**Exercise instructions**
Show every line containing "this" by copying it.

-- Start Data extract --

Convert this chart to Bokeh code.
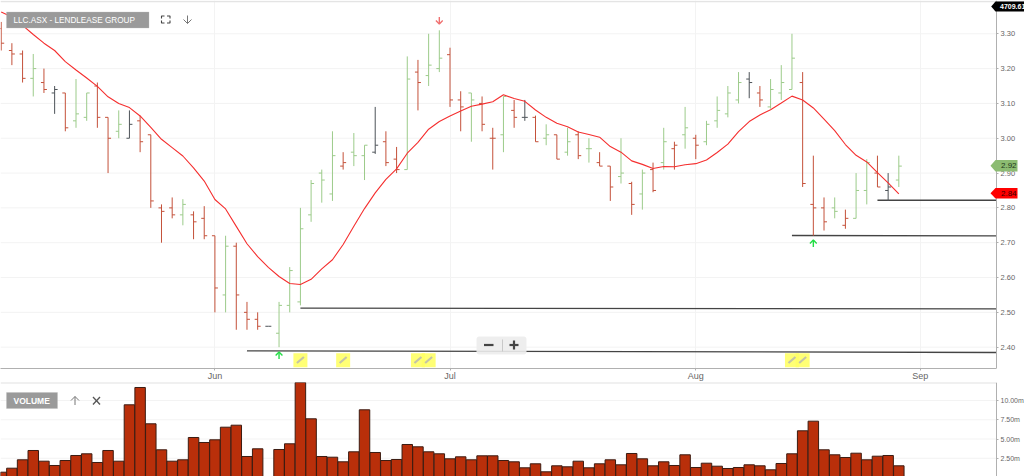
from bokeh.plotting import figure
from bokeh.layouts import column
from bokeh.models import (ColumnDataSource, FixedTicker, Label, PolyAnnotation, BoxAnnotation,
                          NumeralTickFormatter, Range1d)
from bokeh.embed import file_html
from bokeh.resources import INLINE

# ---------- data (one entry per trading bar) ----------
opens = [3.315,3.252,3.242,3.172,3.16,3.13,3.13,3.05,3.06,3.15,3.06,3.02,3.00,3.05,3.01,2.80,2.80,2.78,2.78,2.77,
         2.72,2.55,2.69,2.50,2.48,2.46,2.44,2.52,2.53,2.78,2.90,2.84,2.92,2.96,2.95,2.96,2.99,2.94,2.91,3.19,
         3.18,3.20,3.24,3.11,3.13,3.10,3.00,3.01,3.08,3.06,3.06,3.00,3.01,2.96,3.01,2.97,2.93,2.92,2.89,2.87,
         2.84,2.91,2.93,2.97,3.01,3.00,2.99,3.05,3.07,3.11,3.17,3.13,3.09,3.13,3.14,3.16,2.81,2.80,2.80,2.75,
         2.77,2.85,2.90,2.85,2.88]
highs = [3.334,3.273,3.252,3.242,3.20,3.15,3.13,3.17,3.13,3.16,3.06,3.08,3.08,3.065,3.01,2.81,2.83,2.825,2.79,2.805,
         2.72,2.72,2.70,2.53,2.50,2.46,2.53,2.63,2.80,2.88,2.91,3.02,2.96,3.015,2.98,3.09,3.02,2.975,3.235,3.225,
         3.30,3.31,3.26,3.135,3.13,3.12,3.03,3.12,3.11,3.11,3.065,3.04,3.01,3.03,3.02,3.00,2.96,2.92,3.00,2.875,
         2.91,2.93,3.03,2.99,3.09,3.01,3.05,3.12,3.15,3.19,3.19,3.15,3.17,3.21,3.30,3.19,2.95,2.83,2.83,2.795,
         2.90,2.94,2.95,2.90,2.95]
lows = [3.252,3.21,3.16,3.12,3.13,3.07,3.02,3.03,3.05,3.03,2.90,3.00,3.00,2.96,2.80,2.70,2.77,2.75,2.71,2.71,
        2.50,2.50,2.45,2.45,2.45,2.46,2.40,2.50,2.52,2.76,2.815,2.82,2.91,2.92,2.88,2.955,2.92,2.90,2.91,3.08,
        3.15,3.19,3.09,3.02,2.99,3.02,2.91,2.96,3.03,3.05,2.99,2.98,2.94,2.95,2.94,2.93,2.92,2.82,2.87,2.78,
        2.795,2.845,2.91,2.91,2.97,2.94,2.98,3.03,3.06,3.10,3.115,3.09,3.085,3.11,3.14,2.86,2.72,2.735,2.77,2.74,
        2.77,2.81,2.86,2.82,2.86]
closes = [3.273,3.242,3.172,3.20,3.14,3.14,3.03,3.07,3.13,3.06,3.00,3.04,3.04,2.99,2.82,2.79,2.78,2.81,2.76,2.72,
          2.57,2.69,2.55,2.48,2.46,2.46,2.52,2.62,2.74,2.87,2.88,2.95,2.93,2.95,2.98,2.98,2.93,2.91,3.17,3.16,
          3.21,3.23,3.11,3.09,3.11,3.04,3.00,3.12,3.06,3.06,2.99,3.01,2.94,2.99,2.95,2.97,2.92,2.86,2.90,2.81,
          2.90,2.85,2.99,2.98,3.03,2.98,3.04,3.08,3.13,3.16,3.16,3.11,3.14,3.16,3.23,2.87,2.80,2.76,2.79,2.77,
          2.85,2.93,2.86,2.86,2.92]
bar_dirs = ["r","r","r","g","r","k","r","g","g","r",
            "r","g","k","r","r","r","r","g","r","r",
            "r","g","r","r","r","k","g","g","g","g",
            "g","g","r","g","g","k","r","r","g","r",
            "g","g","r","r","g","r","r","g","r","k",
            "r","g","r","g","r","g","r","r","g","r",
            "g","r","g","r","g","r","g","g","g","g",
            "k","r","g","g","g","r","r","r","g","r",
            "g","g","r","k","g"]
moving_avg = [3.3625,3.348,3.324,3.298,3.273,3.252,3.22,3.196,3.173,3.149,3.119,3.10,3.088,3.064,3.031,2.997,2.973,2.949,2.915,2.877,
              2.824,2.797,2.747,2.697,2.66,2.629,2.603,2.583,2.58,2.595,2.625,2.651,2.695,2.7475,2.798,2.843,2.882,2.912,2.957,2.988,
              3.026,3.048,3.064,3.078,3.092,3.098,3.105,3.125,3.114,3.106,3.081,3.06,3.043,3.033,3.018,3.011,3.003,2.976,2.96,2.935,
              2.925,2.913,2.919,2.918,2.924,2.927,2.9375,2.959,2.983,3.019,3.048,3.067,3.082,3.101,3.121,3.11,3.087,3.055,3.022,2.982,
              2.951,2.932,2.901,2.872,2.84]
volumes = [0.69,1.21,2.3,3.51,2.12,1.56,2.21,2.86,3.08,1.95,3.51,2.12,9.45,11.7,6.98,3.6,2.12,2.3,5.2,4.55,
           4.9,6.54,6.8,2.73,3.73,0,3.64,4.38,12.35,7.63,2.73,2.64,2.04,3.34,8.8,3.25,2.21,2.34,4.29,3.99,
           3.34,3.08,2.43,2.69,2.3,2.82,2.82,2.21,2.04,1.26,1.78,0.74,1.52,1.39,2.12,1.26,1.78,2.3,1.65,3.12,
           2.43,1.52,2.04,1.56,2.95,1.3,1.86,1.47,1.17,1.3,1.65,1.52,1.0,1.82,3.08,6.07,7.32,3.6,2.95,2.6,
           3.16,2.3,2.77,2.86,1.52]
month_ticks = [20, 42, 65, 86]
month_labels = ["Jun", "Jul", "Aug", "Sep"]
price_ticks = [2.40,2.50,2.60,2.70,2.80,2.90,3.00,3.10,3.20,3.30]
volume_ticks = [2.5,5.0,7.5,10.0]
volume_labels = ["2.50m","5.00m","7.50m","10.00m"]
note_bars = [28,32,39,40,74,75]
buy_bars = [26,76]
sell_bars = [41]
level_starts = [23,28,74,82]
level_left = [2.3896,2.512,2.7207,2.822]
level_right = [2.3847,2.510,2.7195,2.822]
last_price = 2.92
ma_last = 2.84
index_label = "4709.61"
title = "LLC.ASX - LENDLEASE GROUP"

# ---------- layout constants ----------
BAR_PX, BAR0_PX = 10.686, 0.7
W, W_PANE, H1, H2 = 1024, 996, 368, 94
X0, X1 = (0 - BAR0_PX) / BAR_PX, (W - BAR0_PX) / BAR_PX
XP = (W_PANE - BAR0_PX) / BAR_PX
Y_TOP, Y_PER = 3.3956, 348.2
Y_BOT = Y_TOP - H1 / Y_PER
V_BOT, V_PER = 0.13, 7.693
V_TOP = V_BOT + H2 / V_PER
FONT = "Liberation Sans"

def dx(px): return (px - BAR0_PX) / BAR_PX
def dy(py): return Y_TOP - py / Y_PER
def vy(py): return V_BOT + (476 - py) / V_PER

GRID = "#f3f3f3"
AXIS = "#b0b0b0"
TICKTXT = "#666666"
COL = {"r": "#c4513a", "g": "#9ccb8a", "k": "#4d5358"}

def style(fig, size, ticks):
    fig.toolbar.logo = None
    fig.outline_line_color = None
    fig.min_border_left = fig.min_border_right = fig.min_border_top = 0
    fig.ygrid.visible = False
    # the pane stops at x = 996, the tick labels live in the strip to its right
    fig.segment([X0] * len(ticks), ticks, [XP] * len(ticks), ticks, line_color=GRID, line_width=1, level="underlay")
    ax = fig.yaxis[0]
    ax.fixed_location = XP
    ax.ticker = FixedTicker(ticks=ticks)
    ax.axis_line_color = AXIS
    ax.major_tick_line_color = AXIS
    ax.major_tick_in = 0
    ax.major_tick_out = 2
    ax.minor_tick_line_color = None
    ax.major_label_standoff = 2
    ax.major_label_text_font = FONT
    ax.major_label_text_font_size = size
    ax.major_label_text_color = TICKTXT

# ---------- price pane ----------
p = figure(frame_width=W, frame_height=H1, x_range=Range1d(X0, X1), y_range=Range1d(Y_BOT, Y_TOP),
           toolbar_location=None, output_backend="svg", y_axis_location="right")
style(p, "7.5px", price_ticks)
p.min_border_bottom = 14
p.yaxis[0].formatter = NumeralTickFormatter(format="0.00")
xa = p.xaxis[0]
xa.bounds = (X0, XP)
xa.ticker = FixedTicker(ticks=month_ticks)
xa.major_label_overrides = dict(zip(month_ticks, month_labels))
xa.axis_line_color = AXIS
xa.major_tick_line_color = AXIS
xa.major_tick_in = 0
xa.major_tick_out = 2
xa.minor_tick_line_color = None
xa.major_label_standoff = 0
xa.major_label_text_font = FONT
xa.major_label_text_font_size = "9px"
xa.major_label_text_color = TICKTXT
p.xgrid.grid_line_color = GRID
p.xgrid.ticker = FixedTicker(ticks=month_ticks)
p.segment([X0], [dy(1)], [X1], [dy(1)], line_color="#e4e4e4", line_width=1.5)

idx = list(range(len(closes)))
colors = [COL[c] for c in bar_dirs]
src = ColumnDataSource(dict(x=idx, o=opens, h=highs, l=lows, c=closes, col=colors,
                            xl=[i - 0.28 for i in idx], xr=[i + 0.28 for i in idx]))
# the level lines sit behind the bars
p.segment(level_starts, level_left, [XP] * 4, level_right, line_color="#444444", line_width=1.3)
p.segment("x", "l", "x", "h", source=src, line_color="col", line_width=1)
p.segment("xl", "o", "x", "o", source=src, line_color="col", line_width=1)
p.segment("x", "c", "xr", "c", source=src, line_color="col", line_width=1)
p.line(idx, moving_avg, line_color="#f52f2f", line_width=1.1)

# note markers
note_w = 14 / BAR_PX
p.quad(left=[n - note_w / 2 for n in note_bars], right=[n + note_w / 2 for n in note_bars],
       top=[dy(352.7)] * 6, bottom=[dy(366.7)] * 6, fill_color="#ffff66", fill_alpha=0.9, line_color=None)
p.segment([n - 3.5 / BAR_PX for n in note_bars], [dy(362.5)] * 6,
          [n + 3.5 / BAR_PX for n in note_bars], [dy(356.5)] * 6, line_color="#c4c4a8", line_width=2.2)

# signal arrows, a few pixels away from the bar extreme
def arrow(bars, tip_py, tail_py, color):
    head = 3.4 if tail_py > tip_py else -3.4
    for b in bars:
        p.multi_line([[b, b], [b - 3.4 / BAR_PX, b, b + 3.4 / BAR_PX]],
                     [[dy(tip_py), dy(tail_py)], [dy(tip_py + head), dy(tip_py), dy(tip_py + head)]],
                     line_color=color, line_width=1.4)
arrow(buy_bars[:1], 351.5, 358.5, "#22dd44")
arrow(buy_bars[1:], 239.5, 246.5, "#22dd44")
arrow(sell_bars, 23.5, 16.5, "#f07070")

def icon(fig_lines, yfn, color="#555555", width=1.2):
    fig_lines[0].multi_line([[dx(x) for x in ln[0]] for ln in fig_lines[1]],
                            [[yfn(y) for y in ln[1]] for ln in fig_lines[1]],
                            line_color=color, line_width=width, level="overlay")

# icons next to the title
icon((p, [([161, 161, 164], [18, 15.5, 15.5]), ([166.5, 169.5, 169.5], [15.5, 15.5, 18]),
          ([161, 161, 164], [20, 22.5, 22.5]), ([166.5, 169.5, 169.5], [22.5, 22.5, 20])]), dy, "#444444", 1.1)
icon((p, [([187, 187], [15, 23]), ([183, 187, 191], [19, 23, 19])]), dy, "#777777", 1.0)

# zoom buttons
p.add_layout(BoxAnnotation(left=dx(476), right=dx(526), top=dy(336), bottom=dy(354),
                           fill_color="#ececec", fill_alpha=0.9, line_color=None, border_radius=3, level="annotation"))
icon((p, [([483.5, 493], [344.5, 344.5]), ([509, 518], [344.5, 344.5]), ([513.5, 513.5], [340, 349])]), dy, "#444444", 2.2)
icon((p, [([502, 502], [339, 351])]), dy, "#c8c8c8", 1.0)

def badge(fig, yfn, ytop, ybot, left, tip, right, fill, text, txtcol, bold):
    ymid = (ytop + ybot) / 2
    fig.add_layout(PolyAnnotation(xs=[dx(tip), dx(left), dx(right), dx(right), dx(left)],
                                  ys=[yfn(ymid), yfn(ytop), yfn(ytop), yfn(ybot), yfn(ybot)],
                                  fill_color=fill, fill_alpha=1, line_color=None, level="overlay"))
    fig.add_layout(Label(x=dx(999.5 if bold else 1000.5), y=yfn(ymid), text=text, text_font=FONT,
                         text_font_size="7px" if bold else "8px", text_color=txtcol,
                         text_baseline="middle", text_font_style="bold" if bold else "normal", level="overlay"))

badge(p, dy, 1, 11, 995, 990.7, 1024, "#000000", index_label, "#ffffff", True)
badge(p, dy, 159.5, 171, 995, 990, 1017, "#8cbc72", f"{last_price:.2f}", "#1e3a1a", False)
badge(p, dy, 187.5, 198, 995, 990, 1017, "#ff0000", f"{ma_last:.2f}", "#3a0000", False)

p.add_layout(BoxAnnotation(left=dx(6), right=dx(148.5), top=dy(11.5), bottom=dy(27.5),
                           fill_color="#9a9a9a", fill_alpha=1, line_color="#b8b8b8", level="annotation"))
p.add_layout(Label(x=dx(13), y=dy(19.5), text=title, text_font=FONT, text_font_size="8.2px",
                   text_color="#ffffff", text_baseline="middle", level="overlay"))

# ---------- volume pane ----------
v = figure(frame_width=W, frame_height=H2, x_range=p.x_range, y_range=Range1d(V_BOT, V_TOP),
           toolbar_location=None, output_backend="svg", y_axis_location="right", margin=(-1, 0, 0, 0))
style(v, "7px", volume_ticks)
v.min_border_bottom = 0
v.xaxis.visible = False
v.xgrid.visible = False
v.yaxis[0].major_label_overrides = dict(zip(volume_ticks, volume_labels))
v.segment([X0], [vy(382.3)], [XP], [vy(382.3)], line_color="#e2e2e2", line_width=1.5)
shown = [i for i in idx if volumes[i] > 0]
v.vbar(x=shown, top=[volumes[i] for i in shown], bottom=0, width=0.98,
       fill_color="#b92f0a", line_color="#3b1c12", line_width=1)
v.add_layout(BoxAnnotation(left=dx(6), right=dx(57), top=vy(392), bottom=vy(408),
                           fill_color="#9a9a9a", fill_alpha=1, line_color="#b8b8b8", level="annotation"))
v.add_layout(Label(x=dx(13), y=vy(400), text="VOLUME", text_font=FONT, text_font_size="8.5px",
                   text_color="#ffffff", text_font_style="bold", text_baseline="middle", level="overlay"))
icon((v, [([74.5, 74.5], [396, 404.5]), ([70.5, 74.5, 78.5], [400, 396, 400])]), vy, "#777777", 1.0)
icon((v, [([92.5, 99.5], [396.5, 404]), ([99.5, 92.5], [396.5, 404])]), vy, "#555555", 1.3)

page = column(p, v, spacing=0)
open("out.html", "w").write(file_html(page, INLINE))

-- End Data extract --
-- Start Data extract --

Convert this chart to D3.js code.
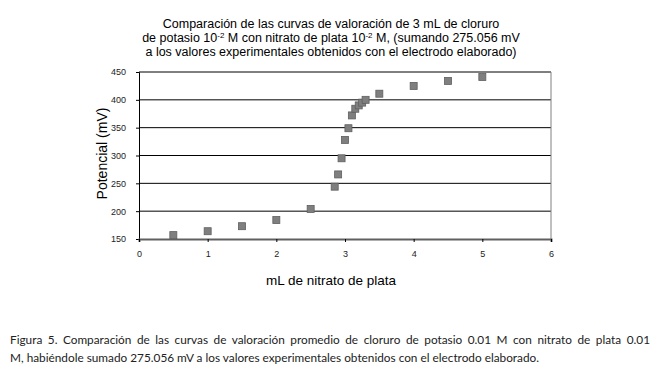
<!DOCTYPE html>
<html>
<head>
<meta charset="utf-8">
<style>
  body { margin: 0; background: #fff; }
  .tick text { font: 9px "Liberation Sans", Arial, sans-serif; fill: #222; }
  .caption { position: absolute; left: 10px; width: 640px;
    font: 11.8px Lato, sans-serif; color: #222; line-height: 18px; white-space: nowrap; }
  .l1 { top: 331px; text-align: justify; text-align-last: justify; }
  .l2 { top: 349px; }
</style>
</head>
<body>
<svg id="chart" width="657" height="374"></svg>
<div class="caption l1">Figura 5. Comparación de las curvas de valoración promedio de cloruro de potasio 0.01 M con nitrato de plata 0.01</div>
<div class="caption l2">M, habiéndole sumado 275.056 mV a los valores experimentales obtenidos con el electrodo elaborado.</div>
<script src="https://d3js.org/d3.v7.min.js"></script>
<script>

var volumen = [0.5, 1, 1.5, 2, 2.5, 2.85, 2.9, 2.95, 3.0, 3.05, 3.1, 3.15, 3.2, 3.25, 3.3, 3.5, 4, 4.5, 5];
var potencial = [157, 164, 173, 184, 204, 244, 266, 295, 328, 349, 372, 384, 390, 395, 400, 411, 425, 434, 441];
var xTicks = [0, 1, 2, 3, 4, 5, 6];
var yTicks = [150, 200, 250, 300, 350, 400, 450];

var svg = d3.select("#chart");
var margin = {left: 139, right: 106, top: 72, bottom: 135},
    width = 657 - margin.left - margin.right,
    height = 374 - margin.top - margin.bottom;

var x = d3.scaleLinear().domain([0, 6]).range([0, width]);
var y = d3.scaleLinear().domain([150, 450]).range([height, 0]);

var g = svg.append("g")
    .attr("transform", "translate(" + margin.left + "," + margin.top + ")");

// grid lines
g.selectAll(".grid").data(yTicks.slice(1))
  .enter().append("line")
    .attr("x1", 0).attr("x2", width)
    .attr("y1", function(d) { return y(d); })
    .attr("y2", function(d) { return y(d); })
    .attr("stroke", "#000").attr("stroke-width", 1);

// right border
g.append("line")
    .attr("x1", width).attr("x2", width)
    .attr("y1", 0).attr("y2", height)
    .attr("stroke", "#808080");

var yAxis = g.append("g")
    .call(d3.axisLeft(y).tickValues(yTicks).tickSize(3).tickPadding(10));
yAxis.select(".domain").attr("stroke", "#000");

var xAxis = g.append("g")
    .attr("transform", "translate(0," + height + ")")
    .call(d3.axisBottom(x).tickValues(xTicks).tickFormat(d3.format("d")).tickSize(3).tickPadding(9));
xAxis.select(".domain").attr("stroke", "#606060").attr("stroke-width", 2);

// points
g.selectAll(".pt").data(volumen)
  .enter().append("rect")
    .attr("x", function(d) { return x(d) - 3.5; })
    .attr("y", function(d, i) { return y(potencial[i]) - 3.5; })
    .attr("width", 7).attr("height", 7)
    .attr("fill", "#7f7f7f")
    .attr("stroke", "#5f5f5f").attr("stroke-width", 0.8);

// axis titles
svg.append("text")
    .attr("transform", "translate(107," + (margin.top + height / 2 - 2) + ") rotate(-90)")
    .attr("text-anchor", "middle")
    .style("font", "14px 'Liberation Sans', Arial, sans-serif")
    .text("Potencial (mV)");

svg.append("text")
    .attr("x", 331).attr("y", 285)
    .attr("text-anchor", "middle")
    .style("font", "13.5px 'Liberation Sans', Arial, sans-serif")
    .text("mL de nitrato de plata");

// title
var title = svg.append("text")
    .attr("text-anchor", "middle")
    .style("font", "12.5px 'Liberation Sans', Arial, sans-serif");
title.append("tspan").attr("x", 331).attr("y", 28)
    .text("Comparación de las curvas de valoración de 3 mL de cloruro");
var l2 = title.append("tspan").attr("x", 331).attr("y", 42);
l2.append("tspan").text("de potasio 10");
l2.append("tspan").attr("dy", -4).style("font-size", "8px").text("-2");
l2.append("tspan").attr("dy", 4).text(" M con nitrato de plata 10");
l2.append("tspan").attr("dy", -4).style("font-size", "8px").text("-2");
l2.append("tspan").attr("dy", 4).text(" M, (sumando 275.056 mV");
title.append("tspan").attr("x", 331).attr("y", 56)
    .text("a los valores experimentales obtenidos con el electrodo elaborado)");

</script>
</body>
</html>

-- End Data extract --

**Response**
Convert this chart to Bokeh code.
Convert this chart to D3.js code.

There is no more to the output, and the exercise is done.